### RECORDED INFORMATION

..............................

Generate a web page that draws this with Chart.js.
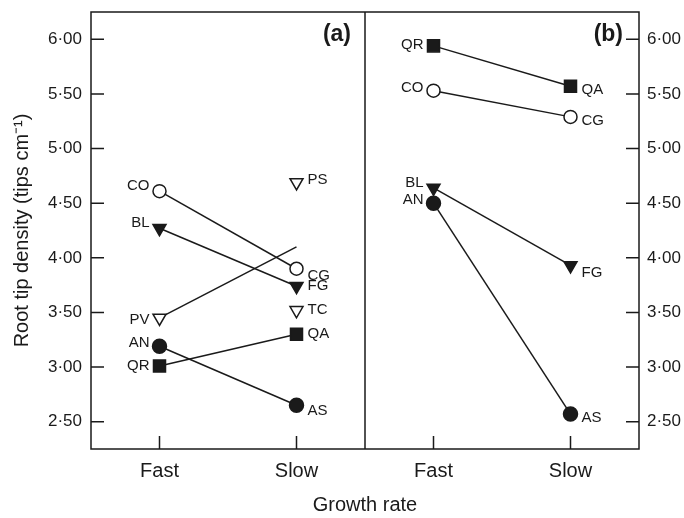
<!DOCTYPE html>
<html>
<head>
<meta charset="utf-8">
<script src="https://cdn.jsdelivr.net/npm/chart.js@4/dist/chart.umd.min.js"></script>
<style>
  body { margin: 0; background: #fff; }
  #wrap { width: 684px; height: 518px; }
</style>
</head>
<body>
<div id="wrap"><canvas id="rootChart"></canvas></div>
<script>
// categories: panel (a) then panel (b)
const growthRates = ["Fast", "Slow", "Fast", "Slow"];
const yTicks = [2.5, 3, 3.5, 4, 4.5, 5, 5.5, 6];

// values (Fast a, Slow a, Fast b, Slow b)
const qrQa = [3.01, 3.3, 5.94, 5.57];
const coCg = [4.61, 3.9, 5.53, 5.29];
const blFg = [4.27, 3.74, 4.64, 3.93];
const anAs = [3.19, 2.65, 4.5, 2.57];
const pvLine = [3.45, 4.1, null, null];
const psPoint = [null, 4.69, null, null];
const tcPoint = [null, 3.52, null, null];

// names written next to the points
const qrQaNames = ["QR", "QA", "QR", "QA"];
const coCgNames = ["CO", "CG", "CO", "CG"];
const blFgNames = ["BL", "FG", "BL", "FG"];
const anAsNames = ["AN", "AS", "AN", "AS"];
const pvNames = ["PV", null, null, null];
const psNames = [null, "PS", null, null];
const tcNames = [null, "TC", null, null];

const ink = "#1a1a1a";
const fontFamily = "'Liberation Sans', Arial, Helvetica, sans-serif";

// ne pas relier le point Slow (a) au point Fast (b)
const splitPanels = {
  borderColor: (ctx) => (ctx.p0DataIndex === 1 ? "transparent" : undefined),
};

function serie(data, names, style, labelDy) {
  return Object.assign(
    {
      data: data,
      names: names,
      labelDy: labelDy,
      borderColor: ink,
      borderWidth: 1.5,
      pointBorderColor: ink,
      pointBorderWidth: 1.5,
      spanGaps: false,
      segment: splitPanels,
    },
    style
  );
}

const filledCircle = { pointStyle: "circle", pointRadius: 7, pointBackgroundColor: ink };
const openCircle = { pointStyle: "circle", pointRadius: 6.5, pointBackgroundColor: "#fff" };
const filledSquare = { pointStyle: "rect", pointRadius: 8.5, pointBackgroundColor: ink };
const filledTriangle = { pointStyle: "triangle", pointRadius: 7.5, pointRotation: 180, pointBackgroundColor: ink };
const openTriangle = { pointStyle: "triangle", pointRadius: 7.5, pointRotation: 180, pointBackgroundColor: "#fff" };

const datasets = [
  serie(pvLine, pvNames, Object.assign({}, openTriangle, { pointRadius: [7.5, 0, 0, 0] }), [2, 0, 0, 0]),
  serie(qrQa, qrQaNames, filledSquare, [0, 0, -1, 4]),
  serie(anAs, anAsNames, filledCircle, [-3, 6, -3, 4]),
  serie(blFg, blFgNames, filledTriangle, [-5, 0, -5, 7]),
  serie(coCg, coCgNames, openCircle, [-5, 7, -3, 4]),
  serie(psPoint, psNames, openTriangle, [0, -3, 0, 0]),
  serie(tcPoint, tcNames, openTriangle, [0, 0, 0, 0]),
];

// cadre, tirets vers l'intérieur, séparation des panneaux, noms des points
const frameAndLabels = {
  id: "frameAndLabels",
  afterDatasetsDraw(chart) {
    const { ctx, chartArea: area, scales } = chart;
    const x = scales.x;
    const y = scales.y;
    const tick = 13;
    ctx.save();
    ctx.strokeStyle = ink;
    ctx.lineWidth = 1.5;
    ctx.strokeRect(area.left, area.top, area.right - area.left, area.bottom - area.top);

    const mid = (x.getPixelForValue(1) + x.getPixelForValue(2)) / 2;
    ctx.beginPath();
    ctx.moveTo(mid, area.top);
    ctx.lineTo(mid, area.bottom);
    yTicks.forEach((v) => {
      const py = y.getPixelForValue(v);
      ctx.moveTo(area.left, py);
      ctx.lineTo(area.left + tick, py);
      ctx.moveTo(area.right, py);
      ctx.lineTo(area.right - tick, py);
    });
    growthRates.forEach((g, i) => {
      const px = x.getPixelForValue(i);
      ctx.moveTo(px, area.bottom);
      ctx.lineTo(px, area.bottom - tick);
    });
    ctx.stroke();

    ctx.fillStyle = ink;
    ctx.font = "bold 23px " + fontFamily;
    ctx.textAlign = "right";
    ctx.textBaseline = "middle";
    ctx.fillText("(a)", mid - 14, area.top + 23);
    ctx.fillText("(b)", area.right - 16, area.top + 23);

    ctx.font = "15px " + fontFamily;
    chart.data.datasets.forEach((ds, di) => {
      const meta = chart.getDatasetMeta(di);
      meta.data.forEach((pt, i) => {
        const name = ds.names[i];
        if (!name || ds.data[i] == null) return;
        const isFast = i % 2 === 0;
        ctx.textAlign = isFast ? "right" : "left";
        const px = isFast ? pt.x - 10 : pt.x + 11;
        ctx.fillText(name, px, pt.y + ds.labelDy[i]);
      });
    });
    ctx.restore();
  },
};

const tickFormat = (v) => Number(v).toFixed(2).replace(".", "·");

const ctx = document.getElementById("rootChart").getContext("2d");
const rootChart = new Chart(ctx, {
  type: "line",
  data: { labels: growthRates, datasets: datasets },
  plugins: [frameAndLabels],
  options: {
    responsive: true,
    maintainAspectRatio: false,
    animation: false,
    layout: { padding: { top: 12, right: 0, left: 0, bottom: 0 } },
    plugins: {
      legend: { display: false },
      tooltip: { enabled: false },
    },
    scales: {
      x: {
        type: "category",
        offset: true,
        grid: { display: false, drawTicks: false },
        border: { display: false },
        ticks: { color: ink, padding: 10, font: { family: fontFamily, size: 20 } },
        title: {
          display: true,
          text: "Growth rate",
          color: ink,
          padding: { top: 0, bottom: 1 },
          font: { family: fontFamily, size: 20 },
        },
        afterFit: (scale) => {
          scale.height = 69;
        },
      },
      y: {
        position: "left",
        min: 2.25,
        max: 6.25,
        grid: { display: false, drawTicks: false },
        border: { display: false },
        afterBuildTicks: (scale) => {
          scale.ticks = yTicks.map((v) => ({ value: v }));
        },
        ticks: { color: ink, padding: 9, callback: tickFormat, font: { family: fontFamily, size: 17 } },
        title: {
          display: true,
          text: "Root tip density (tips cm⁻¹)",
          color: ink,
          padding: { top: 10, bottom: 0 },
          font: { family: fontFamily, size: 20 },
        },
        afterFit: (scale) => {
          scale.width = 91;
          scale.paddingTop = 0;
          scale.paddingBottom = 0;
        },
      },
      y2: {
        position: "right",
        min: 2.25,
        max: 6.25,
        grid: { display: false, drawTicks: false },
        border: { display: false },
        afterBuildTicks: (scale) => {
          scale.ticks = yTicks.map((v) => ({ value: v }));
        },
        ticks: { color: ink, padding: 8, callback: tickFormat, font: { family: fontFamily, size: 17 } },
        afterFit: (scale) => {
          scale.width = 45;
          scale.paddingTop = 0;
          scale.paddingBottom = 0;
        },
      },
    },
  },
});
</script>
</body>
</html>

..............................

### REQUIRED TASK
Give again, word for word, every line from the top of the data above to the line holding "const yTicks = [2.5, 3, 3.5, 4, 4.5, 5, 5.5, 6];", inclusive, with the pictures left out.

### COMPLETE RESPONSE
Generate a web page that draws this with Chart.js.
<!DOCTYPE html>
<html>
<head>
<meta charset="utf-8">
<script src="https://cdn.jsdelivr.net/npm/chart.js@4/dist/chart.umd.min.js"></script>
<style>
  body { margin: 0; background: #fff; }
  #wrap { width: 684px; height: 518px; }
</style>
</head>
<body>
<div id="wrap"><canvas id="rootChart"></canvas></div>
<script>
// categories: panel (a) then panel (b)
const growthRates = ["Fast", "Slow", "Fast", "Slow"];
const yTicks = [2.5, 3, 3.5, 4, 4.5, 5, 5.5, 6];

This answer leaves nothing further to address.